Researchers have developed a method for 2D IR spectroscopy capable of resolving a gas-phase sample’s myriad needle-thin lines. The improved resolution was due to two factors.
First, the researchers used a frequency-domain rather than standard time-domain methods for generating a 2D spectrum. In standard time-domain methods, light pulses hit the sample sequentially, and the precision of the successive time delays limits the resolution. In a frequency-domain method, the resolution is determined by laser line widths and monochromator resolution.
Second, λ4 – one of the wavelengths they used, plotted on the horizontal axis in the spectrum above – was in the visible regime rather than the IR. Visible light can be detected with sub-picometer spectral resolution and extremely high sensitivity.
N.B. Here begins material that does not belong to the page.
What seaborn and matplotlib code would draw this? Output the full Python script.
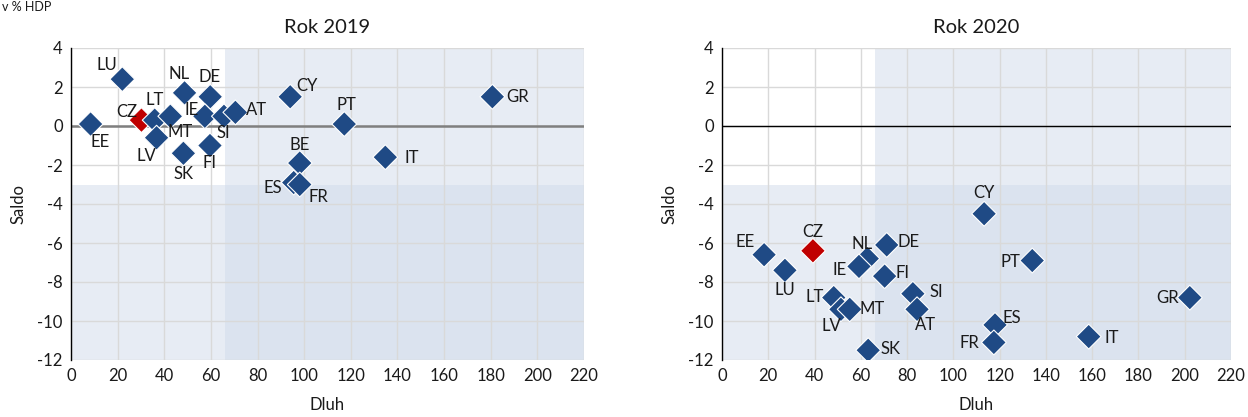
import matplotlib
matplotlib.use("Agg")
import matplotlib.pyplot as plt
import seaborn as sns
import pandas as pd

sns.set_style("white")
plt.rcParams['font.family'] = ['Lato', 'DejaVu Sans']
plt.rcParams['axes.unicode_minus'] = False

# ---- data ----
countries_2019 = ["EE", "LU", "CZ", "LT", "MT", "LV", "NL", "DE", "IE", "SI", "AT",
                  "SK", "FI", "CY", "PT", "BE", "ES", "FR", "IT", "GR"]
debt_2019 = [8.4, 22.0, 30.2, 35.9, 42.6, 36.7, 48.7, 59.7, 57.4, 65.6, 70.5,
             48.2, 59.6, 94.0, 117.2, 98.1, 95.5, 98.1, 134.8, 180.7]
balance_2019 = [0.1, 2.4, 0.3, 0.3, 0.5, -0.6, 1.7, 1.5, 0.5, 0.5, 0.7,
                -1.4, -1.0, 1.5, 0.1, -1.9, -2.9, -3.0, -1.6, 1.5]

countries_2020 = ["EE", "LU", "CZ", "NL", "IE", "DE", "FI", "LT", "LV", "MT", "SI",
                  "AT", "SK", "CY", "PT", "GR", "ES", "FR", "IT"]
debt_2020 = [18.2, 27.2, 39.3, 62.8, 59.2, 71.2, 70.3, 48.3, 51.4, 55.2, 82.5,
             84.3, 63.2, 113.3, 134.1, 202.2, 118.0, 117.5, 158.5]
balance_2020 = [-6.6, -7.4, -6.4, -6.8, -7.2, -6.1, -7.7, -8.8, -9.4, -9.4, -8.6,
                -9.4, -11.5, -4.5, -6.9, -8.8, -10.2, -11.1, -10.8]

# label offsets in pixels (dx right, dy down)
off_2019 = {"EE": (10, 18), "LU": (-15, -14), "CZ": (-15, -8), "LT": (0, -20),
            "MT": (10, 16), "LV": (-10, 18), "NL": (-5, -19), "DE": (-1, -20),
            "IE": (-13, -6), "SI": (-1, 17), "AT": (21, -2), "SK": (0, 21),
            "FI": (0, 18), "CY": (17, -11), "PT": (2, -19), "BE": (0, -18),
            "ES": (-21, 5), "FR": (19, 13), "IT": (26, 1), "GR": (25, 0)}
off_2020 = {"EE": (-19, -13), "LU": (0, 20), "CZ": (0, -19), "NL": (-5, -15),
            "IE": (-19, 4), "DE": (22, -3), "FI": (18, -3), "LT": (-19, -1),
            "LV": (-10, 17), "MT": (22, 0), "SI": (23, -2), "AT": (8, 16),
            "SK": (22, -1), "CY": (0, -21), "PT": (-22, 1), "GR": (-22, 0),
            "ES": (17, -7), "FR": (-24, 1), "IT": (23, 1)}

BLUE = "#1F4A85"
RED = "#C00000"
SHADE = "#D1DBEB"
TXT = "#1A1A1A"

fig = plt.figure(figsize=(12.48, 4.17), dpi=100)
W, H = 1248, 417
ax1 = fig.add_axes([71 / W, (417 - 360) / H, (584 - 71) / W, (360 - 48) / H])
ax2 = fig.add_axes([722 / W, (417 - 360) / H, (1231 - 722) / W, (360 - 48) / H])

panels = [
    (ax1, "Rok 2019", countries_2019, debt_2019, balance_2019, off_2019, "#7F7F7F", 1.8),
    (ax2, "Rok 2020", countries_2020, debt_2020, balance_2020, off_2020, "#000000", 1.0),
]

for ax, title, cc, dd, bb, offs, zcol, zlw in panels:
    df = pd.DataFrame({"country": cc, "debt": dd, "balance": bb})
    df["cz"] = df["country"] == "CZ"
    ax.axvspan(66, 220, color=SHADE, alpha=0.5, lw=0, zorder=0)
    ax.axhspan(-12, -3, color=SHADE, alpha=0.5, lw=0, zorder=0)
    ax.set_axisbelow(True)
    ax.grid(True, color="#D9D9D9", lw=1.0)
    ax.axhline(0, color=zcol, lw=zlw, zorder=1.5)
    sns.scatterplot(data=df, x="debt", y="balance", hue="cz",
                    palette={False: BLUE, True: RED}, marker="D", s=160,
                    edgecolor="white", linewidth=0.8, legend=False, ax=ax, zorder=3)
    for c, x, y in zip(cc, dd, bb):
        dx, dy = offs[c]
        ax.annotate(c, (x, y), xytext=(dx, -dy), textcoords="offset pixels",
                    ha="center", va="center", fontsize=12, color=TXT)
    ax.set_xlim(0, 220)
    ax.set_ylim(-12, 4)
    ax.set_xticks(range(0, 221, 20))
    ax.set_yticks(range(-12, 5, 2))
    ax.tick_params(axis="both", labelsize=12, length=0, pad=6, colors=TXT)
    ax.set_title(title, fontsize=14.5, pad=11, color=TXT)
    ax.set_xlabel("Dluh", fontsize=12, labelpad=9, color=TXT)
    ax.set_ylabel("Saldo", fontsize=12, labelpad=8, color=TXT)
    for s in ["top", "right", "bottom"]:
        ax.spines[s].set_visible(False)
    ax.spines["left"].set_color("#000000")
    ax.spines["left"].set_linewidth(1.0)

fig.text(0.002, 0.998, "v % HDP", fontsize=9, ha="left", va="top", color=TXT)

fig.savefig("out.png", dpi=100)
Because of the nonlinear optical process that the researchers excited in the sample, they probed rovibrational transitions (frequencies around 6000 cm-1 or wavelengths around 1667 nm) while measuring blue light with wavelengths around 460 nm.
The researchers used methane for their proof-of-concept demonstration (2D IR spectroscopy) because its structure and rovibrational spectrum are well understood. However, they believe that the same method can be easily applied to other gases, such as mixtures, floppy molecules, and ongoing chemical reactions, that were previously out of reach of IR spectroscopy.